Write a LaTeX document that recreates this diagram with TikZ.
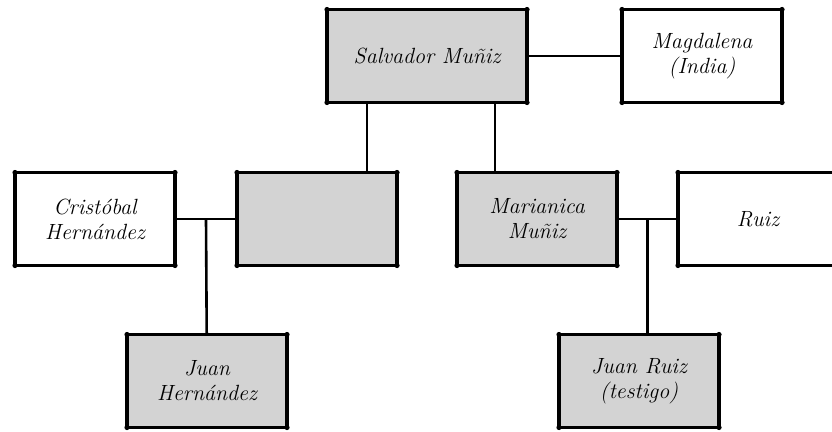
\documentclass[tikz,border=0pt]{standalone}
\usepackage{fontspec}
\usepackage{tikz}
\usetikzlibrary{positioning, calc}
\definecolor{kingray}{RGB}{211,211,211}
\tikzset{
    person/.style={draw, rectangle, line width=3.2pt, line join=round, minimum width=160pt, minimum height=93pt, outer sep=0pt, align=center, font=\fontsize{22}{25}\selectfont\itshape},
    link/.style={line width=2.6pt}
}

\begin{document}
\begin{tikzpicture}[x=1pt, y=-1pt]
\clip (0,0) rectangle (832,431);
\node[person, fill=kingray, minimum width=200pt] (sal) at (427,56) {Salvador Muñiz};
\node[person, right=95pt of sal] (mag) {Magdalena\\(India)};
\node[person, fill=kingray] (blank) at (317,219) {};
\node[person, left=62pt of blank] (cri) {Cristóbal\\Hernández};
\node[person, fill=kingray, right=60pt of blank] (mar) {Marianica\\Muñiz};
\node[person, right=61pt of mar] (ruiz) {Ruiz};
\node[person, fill=kingray] (jh) at (207,381) {Juan\\Hernández};
\node[person, fill=kingray] (jr) at (639,381) {Juan Ruiz\\(testigo)};
% corner dots
\foreach \n in {sal,mag,cri,blank,mar,ruiz,jh,jr}
  \foreach \c in {north west,north east,south west,south east}
    \fill (\n.\c) circle (2.6pt);
% lines
\coordinate (sl) at ($(sal.south west)!0.2!(sal.south east)$);
\coordinate (sr) at ($(sal.south west)!0.84!(sal.south east)$);
\coordinate (cb) at ($(cri.east)!0.5!(blank.west)$);
\coordinate (mr) at ($(mar.east)!0.5!(ruiz.west)$);
\draw[link] (sal) -- (mag);
\draw[link] (sl) -- (sl |- blank.north);
\draw[link] (sr) -- (sr |- mar.north);
\draw[link] (cri) -- (blank);
\draw[link] (mar) -- (ruiz);
\draw[link] (cb) -- (jh);
\draw[link] (mr) -- (mr |- jr.north);
\end{tikzpicture}
\end{document}
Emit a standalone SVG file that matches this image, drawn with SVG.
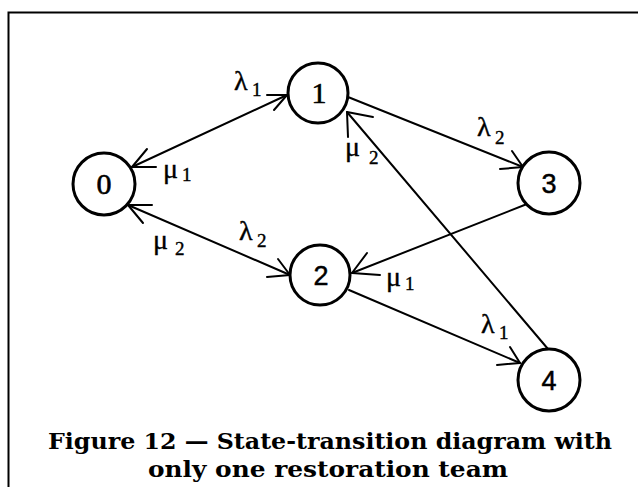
<svg xmlns="http://www.w3.org/2000/svg" width="638" height="487" viewBox="0 0 638 487">
<style>
.node{fill:#fff;stroke:#000;stroke-width:3}
.edge{fill:none;stroke:#000;stroke-width:2;stroke-linecap:round;stroke-linejoin:round}
.cap{font-family:"DejaVu Serif","Liberation Serif",serif;font-weight:bold;font-size:22px;fill:#000}
</style>
<rect x="8.5" y="12.5" width="660" height="500" fill="none" stroke="#000" stroke-width="2"/>
<g id="connectors">
<line class="edge" x1="132" y1="167" x2="287" y2="95"/>
<polyline class="edge" points="267,95 287,95 274,110"/>
<polyline class="edge" points="156,167 132,167 147,149"/>
<line class="edge" x1="128" y1="205" x2="290" y2="275"/>
<polyline class="edge" points="152,205 128,205 143,223"/>
<polyline class="edge" points="267,277 290,275 278,259"/>
<line class="edge" x1="348" y1="97" x2="523" y2="167"/>
<polyline class="edge" points="500,169 523,167 512,151"/>
<line class="edge" x1="527" y1="204" x2="352" y2="273"/>
<polyline class="edge" points="380,275 352,273 367,253"/>
<line class="edge" x1="349" y1="290" x2="520" y2="363"/>
<polyline class="edge" points="497,365 520,363 510,347"/>
<line class="edge" x1="548" y1="349" x2="347" y2="112"/>
<polyline class="edge" points="373,117 347,112 348,137"/>
<g font-family="Liberation Serif, Times New Roman, serif" fill="#000" stroke="#000" stroke-width="0.4">
<text font-size="28" x="234" y="90">λ</text><text font-size="19" x="252" y="96">1</text>
<text font-size="28" x="163" y="178">μ</text><text font-size="19" x="182" y="181">1</text>
<text font-size="28" x="153" y="249">μ</text><text font-size="19" x="175" y="255">2</text>
<text font-size="28" x="239" y="240">λ</text><text font-size="19" x="257" y="247">2</text>
<text font-size="28" x="477" y="136">λ</text><text font-size="19" x="495" y="144">2</text>
<text font-size="28" x="345" y="156">μ</text><text font-size="19" x="369" y="164">2</text>
<text font-size="28" x="386" y="286">μ</text><text font-size="19" x="405" y="290">1</text>
<text font-size="28" x="481" y="333">λ</text><text font-size="19" x="499" y="339">1</text>
</g>
</g>
<g id="node0"><circle class="node" cx="104" cy="184" r="31"/><text font-family="Liberation Serif, serif" font-size="30" stroke="#000" stroke-width="0.6" x="104" y="194" text-anchor="middle">0</text></g>
<g id="node1"><circle class="node" cx="318" cy="93" r="30"/><text font-family="Liberation Serif, serif" font-size="30" stroke="#000" stroke-width="0.6" x="319" y="103" text-anchor="middle">1</text></g>
<g id="node2"><circle class="node" cx="320" cy="275" r="30"/><text font-family="Liberation Sans, sans-serif" font-size="27" stroke="#000" stroke-width="0.5" x="321" y="285" text-anchor="middle">2</text></g>
<g id="node3"><circle class="node" cx="549" cy="183" r="31"/><text font-family="Liberation Sans, sans-serif" font-size="27" stroke="#000" stroke-width="0.5" x="549" y="193" text-anchor="middle">3</text></g>
<g id="node4"><circle class="node" cx="549" cy="380" r="31"/><text font-family="Liberation Sans, sans-serif" font-size="27" stroke="#000" stroke-width="0.5" x="549" y="390" text-anchor="middle">4</text></g>
<g id="caption">
<text class="cap" x="330" y="449" text-anchor="middle" textLength="564" lengthAdjust="spacingAndGlyphs">Figure 12 — State-transition diagram with</text>
<text class="cap" x="328" y="477" text-anchor="middle" textLength="360" lengthAdjust="spacingAndGlyphs">only one restoration team</text>
</g>
</svg>
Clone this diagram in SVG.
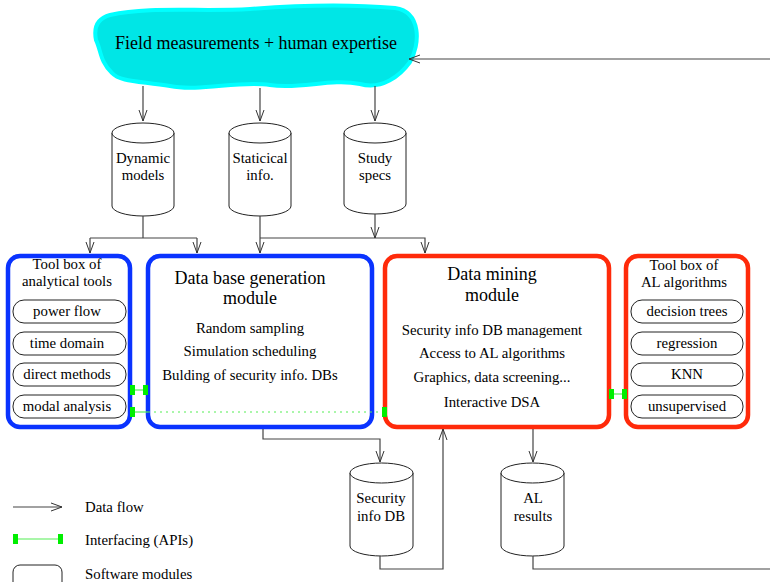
<svg xmlns="http://www.w3.org/2000/svg" width="770" height="582" viewBox="0 0 770 582" font-family="'Liberation Serif', 'DejaVu Serif', serif">
<defs>
<marker id="arr" markerWidth="12" markerHeight="10" refX="11" refY="5" orient="auto" markerUnits="userSpaceOnUse">
<polyline points="0,1 11,5 0,9" fill="none" stroke="#333" stroke-width="1"/>
</marker>
</defs>
<style>
text{font-family:'Liberation Serif','DejaVu Serif',serif;fill:#000;text-anchor:middle}
.t14{font-size:14.8px}
.t18{font-size:18px}
.flow{fill:none;stroke:#444;stroke-width:1.2}
.cyl{fill:#fff;stroke:#222;stroke-width:1}
.pill{fill:#fff;stroke:#222;stroke-width:1}
.blue{fill:#fff;stroke:#0a33ff;stroke-width:4.5}
.red{fill:#fff;stroke:#ff2a0a;stroke-width:4.5}
.api{stroke:#55ee55;stroke-width:1.2}
.sq{fill:#00ee00}
</style>

<g id="cloud">
<path d="M110,15 C150,6 200,12 250,9 C300,5 350,4 395,8 C422,12 420,45 410,62 C400,76 382,90 360,84 C330,78 300,90 270,85 C240,80 200,92 170,86 C140,81 120,82 112,73 C100,62 101,50 96,40 C93,25 99,18 110,15 Z" fill="#00e6e6" stroke="#00ffff" stroke-width="4"/>
<text x="256" y="49" style="font-size:18px">Field measurements + human expertise</text>
</g>

<g id="cyl-dynamic">
<path class="cyl" d="M112,133 A31,10 0 0 1 174,133 L174,206 A31,10 0 0 1 112,206 Z"/>
<path class="cyl" d="M112,133 A31,10 0 0 0 174,133" fill="none"/>
<text class="t14" x="143" y="163">Dynamic</text>
<text class="t14" x="143" y="180">models</text>
</g>
<g id="cyl-static">
<path class="cyl" d="M229,133 A31,10 0 0 1 291,133 L291,206 A31,10 0 0 1 229,206 Z"/>
<path class="cyl" d="M229,133 A31,10 0 0 0 291,133" fill="none"/>
<text class="t14" x="260" y="163">Staticical</text>
<text class="t14" x="260" y="180">info.</text>
</g>
<g id="cyl-study">
<path class="cyl" d="M344,133 A31,10 0 0 1 406,133 L406,204 A31,10 0 0 1 344,204 Z"/>
<path class="cyl" d="M344,133 A31,10 0 0 0 406,133" fill="none"/>
<text class="t14" x="375" y="163">Study</text>
<text class="t14" x="375" y="180">specs</text>
</g>

<g id="toolbox-analytical">
<rect class="blue" x="8" y="256" width="122" height="171" rx="12"/>
<text class="t14" x="67" y="269">Tool box of</text>
<text class="t14" x="67" y="286">analytical tools</text>
<rect class="pill" x="13" y="300" width="113" height="23" rx="11"/>
<text class="t14" x="67" y="316">power flow</text>
<rect class="pill" x="13" y="332" width="113" height="23" rx="11"/>
<text class="t14" x="67" y="348">time domain</text>
<rect class="pill" x="13" y="363" width="113" height="23" rx="11"/>
<text class="t14" x="67" y="379">direct methods</text>
<rect class="pill" x="13" y="395" width="113" height="23" rx="11"/>
<text class="t14" x="67" y="411">modal analysis</text>
</g>

<g id="dbgen">
<rect class="blue" x="148" y="256" width="224" height="171" rx="12"/>
<text class="t18" x="250" y="284">Data base generation</text>
<text class="t18" x="250" y="304">module</text>
<text class="t14" x="250" y="333">Random sampling</text>
<text class="t14" x="250" y="356">Simulation scheduling</text>
<text class="t14" x="250" y="380">Bulding of security info. DBs</text>
</g>

<g id="datamining">
<rect class="red" x="385" y="256" width="224" height="171" rx="12"/>
<text class="t18" x="492" y="280">Data mining</text>
<text class="t18" x="492" y="301">module</text>
<text class="t14" x="492" y="335">Security info DB management</text>
<text class="t14" x="492" y="358">Access to AL algorithms</text>
<text class="t14" x="492" y="382">Graphics, data screening...</text>
<text class="t14" x="492" y="407">Interactive DSA</text>
</g>

<g id="toolbox-al">
<rect class="red" x="626" y="256" width="122" height="171" rx="12"/>
<text class="t14" x="684" y="270">Tool box of</text>
<text class="t14" x="684" y="287">AL algorithms</text>
<rect class="pill" x="631" y="300" width="112" height="23" rx="11"/>
<text class="t14" x="687" y="316">decision trees</text>
<rect class="pill" x="631" y="332" width="112" height="23" rx="11"/>
<text class="t14" x="687" y="348">regression</text>
<rect class="pill" x="631" y="363" width="112" height="23" rx="11"/>
<text class="t14" x="687" y="379">KNN</text>
<rect class="pill" x="631" y="395" width="112" height="23" rx="11"/>
<text class="t14" x="687" y="411">unsupervised</text>
</g>

<g id="cyl-secdb">
<path class="cyl" d="M350,473 A31.5,10 0 0 1 413,473 L413,546 A31.5,10 0 0 1 350,546 Z"/>
<path class="cyl" d="M350,473 A31.5,10 0 0 0 413,473" fill="none"/>
<text class="t14" x="381" y="503">Security</text>
<text class="t14" x="381" y="521">info DB</text>
</g>
<g id="cyl-alresults">
<path class="cyl" d="M501,473 A31.5,10 0 0 1 564,473 L564,546 A31.5,10 0 0 1 501,546 Z"/>
<path class="cyl" d="M501,473 A31.5,10 0 0 0 564,473" fill="none"/>
<text class="t14" x="533" y="503">AL</text>
<text class="t14" x="533" y="521">results</text>
</g>

<g id="legend">
<line class="flow" x1="13" y1="507" x2="62" y2="507" marker-end="url(#arr)"/>
<text class="t14" x="85" y="512" style="text-anchor:start">Data flow</text>
<line class="api" x1="16" y1="539" x2="60" y2="539"/>
<rect class="sq" x="13" y="534" width="5" height="10"/>
<rect class="sq" x="58" y="534" width="5" height="10"/>
<text class="t14" x="85" y="545" style="text-anchor:start">Interfacing (APIs)</text>
<rect class="pill" x="13" y="565" width="49" height="24" rx="7"/>
<text class="t14" x="85" y="579" style="text-anchor:start">Software modules</text>
</g>

<g id="connectors">
<polyline class="flow" points="770,59 409,59" marker-end="url(#arr)"/>
<line class="flow" x1="143" y1="86" x2="143" y2="121" marker-end="url(#arr)"/>
<line class="flow" x1="260" y1="88" x2="260" y2="121" marker-end="url(#arr)"/>
<line class="flow" x1="375" y1="86" x2="375" y2="121" marker-end="url(#arr)"/>
<polyline class="flow" points="143,216 143,238"/>
<polyline class="flow" points="90,238 197,238"/>
<line class="flow" x1="90" y1="238" x2="90" y2="253" marker-end="url(#arr)"/>
<line class="flow" x1="197" y1="238" x2="197" y2="253" marker-end="url(#arr)"/>
<line class="flow" x1="260" y1="216" x2="260" y2="253" marker-end="url(#arr)"/>
<polyline class="flow" points="260,238 425,238 425,253" marker-end="url(#arr)"/>
<line class="flow" x1="375" y1="214" x2="375" y2="238" marker-end="url(#arr)"/>
<polyline class="flow" points="263,429 263,439 380,439 380,462" marker-end="url(#arr)"/>
<polyline class="flow" points="380,556 380,569 443,569 443,429" marker-end="url(#arr)"/>
<line class="flow" x1="533" y1="429" x2="533" y2="462" marker-end="url(#arr)"/>
<polyline class="flow" points="533,556 533,569 770,569"/>
<line class="api" x1="132" y1="390" x2="145" y2="390"/>
<rect class="sq" x="130" y="385" width="5" height="10"/>
<rect class="sq" x="143" y="385" width="5" height="10"/>
<line class="api" x1="132" y1="412" x2="148" y2="412"/>
<line class="api" x1="148" y1="412" x2="384" y2="412" stroke-dasharray="2,4"/>
<rect class="sq" x="130" y="407" width="5" height="10"/>
<rect class="sq" x="382" y="407" width="5" height="10"/>
<line class="api" x1="611" y1="394" x2="624" y2="394"/>
<rect class="sq" x="609" y="389" width="5" height="10"/>
<rect class="sq" x="622" y="389" width="5" height="10"/>
</g>
</svg>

....

▶ Written instruction
How many of the listing's lines contain "standalone"? Respond with a single number and nothing else.

▶ The output
2